> [DO THIS] Leave out the pictures, and write out exactly the lines from the beginning of the material to the line holding "import pandas as pd", that line included, and nothing else.

> [PROVIDED MATERIAL]
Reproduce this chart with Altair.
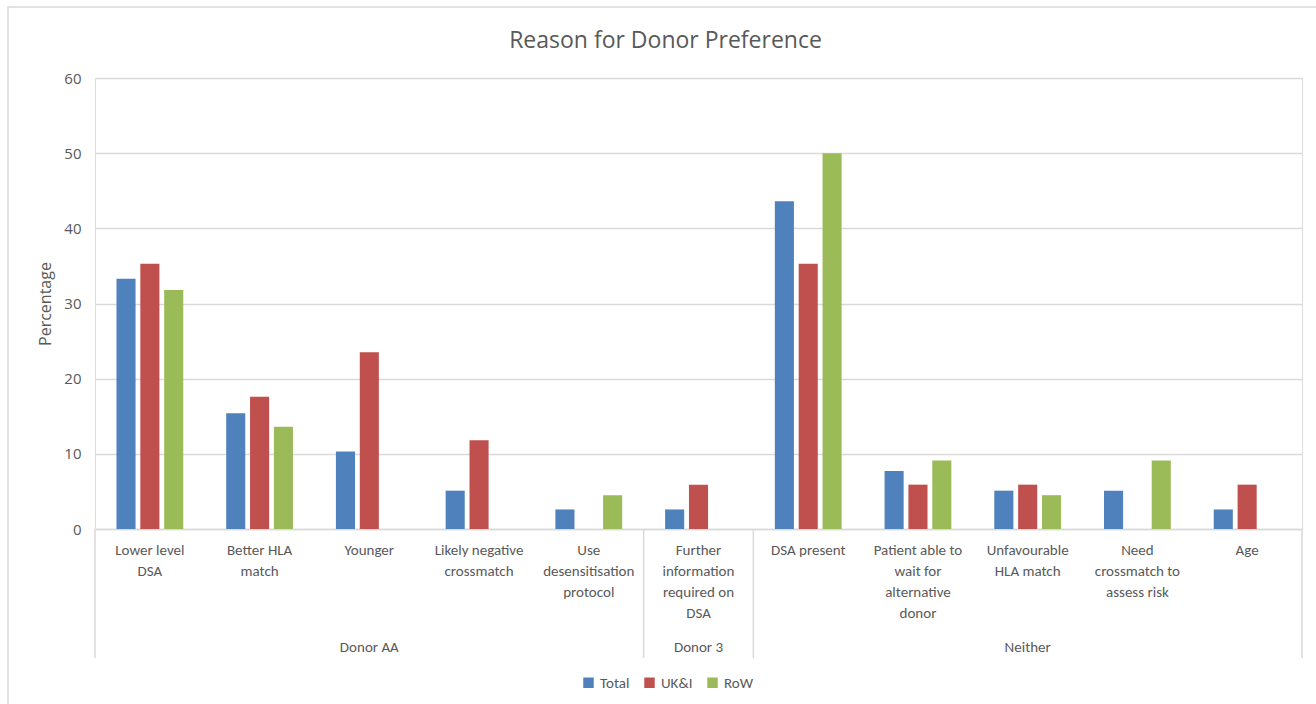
import altair as alt
import pandas as pd

# ---- data ----
groups = ["Donor AA", "Donor AA", "Donor AA", "Donor AA", "Donor AA",
          "Donor 3",
          "Neither", "Neither", "Neither", "Neither", "Neither"]
categories = ["Lower level|DSA", "Better HLA|match", "Younger", "Likely negative|crossmatch",
              "Use|desensitisation|protocol", "Further|information|required on|DSA",
              "DSA present", "Patient able to|wait for|alternative|donor",
              "Unfavourable|HLA match", "Need|crossmatch to|assess risk", "Age"]
series = ["Total", "UK&I", "RoW"]
total = [33.3, 15.4, 10.3, 5.1, 2.6, 2.6, 43.6, 7.7, 5.1, 5.1, 2.6]
ukni = [35.3, 17.6, 23.5, 11.8, 0.0, 5.9, 35.3, 5.9, 5.9, 0.0, 5.9]
row = [31.8, 13.6, 0.0, 0.0, 4.5, 0.0, 50.0, 9.1, 4.5, 9.1, 0.0]
colors = ["#4f81bd", "#c0504d", "#9bbb59"]
y_ticks = [0, 10, 20, 30, 40, 50, 60]
title_text = "Reason for Donor Preference"

# ---- tables ----
rows = []
for vals, s in zip([total, ukni, row], series):
    for c, g, v in zip(categories, groups, vals):
        rows.append({"cat": c, "group": g, "series": s, "value": v})
bars_df = pd.DataFrame(rows)
cat_df = pd.DataFrame({"cat": categories, "group": groups})

group_names = []
for g in groups:
    if g not in group_names:
        group_names.append(g)
starts, mids = [], []
for g in group_names:
    members = [c for c, gg in zip(categories, groups) if gg == g]
    starts.append(members[0])
    mids.append(members[len(members) // 2])
start_df = pd.DataFrame({"cat": starts})
end_df = pd.DataFrame({"cat": [categories[-1]]})
glabel_df = pd.DataFrame({"cat": mids, "group": group_names})

W, H = 1207, 451
GRAY = "#595959"
LINE = "#d9d9d9"
LABEL_FONT = "Carlito, Liberation Sans Narrow, Noto Sans, sans-serif"

xscale = alt.Scale(domain=categories, paddingInner=0, paddingOuter=0)

bars = alt.Chart(bars_df).mark_bar().encode(
    x=alt.X("cat:N", scale=xscale, sort=categories,
            axis=alt.Axis(labels=False, ticks=False, title=None, domain=True,
                          domainColor=LINE, domainWidth=1.5, grid=False)),
    xOffset=alt.XOffset("series:N", sort=series,
                        scale=alt.Scale(domain=series, paddingInner=0.2, paddingOuter=0.9)),
    y=alt.Y("value:Q", scale=alt.Scale(domain=[0, 60], nice=False),
            axis=alt.Axis(values=y_ticks, title="Percentage", grid=True, gridColor=LINE,
                          gridWidth=1.5, domain=False, ticks=False, labelPadding=14,
                          labelFontSize=15, labelColor=GRAY, labelFont="Open Sans",
                          titleFontSize=16, titleFontWeight="normal", titleColor=GRAY,
                          titleFont="Open Sans", titlePadding=10)),
    color=alt.Color("series:N", sort=series,
                    scale=alt.Scale(domain=series, range=colors),
                    legend=alt.Legend(title=None, orient="none", direction="horizontal",
                                      legendX=486, legendY=597, symbolType="square",
                                      symbolSize=110, symbolStrokeWidth=0,
                                      labelFontSize=15, labelColor=GRAY, labelFont=LABEL_FONT,
                                      columnPadding=12, labelOffset=4)),
)

cat_labels = alt.Chart(cat_df).mark_text(
    baseline="top", align="center", fontSize=15, color=GRAY, font=LABEL_FONT,
    lineBreak="|", lineHeight=21
).encode(
    x=alt.X("cat:N", scale=xscale, sort=categories),
    y=alt.value(H + 14),
    text="cat:N",
)

group_labels = alt.Chart(glabel_df).mark_text(
    baseline="middle", align="center", fontSize=15, color=GRAY, font=LABEL_FONT
).encode(
    x=alt.X("cat:N", scale=xscale, sort=categories),
    y=alt.value(H + 118),
    text="group:N",
)

sep_start = alt.Chart(start_df).mark_rule(color=LINE, strokeWidth=1.5).encode(
    x=alt.X("cat:N", scale=xscale, sort=categories, bandPosition=0),
    y=alt.value(H),
    y2=alt.value(H + 129),
)
sep_end = alt.Chart(end_df).mark_rule(color=LINE, strokeWidth=1.5).encode(
    x=alt.X("cat:N", scale=xscale, sort=categories, bandPosition=1),
    y=alt.value(H),
    y2=alt.value(H + 129),
)

frame = alt.Chart(pd.DataFrame({"f": [0]})).mark_rect(
    fill=None, stroke=LINE, strokeWidth=1.5
).encode(
    x=alt.value(-87), x2=alt.value(W + 40),
    y=alt.value(-71), y2=alt.value(H + 200),
)

title = alt.Chart(pd.DataFrame({"t": [title_text]})).mark_text(
    align="center", baseline="middle", fontSize=23, font="Open Sans", color=GRAY
).encode(
    x=alt.value(W / 2 - 33),
    y=alt.value(-37),
    text="t:N",
)

chart = alt.layer(frame, bars, sep_start, sep_end, cat_labels, group_labels, title).properties(
    width=W, height=H,
    autosize=alt.AutoSizeParams(type="none"),
    padding={"left": 95, "top": 78, "right": 14, "bottom": 175},
).configure_view(stroke=None).configure(background="white")

chart.save("out.html", embed_options={"renderer": "svg", "actions": False})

> [EXERCISE SOLUTION]
Reproduce this chart with Altair.
import altair as alt
import pandas as pd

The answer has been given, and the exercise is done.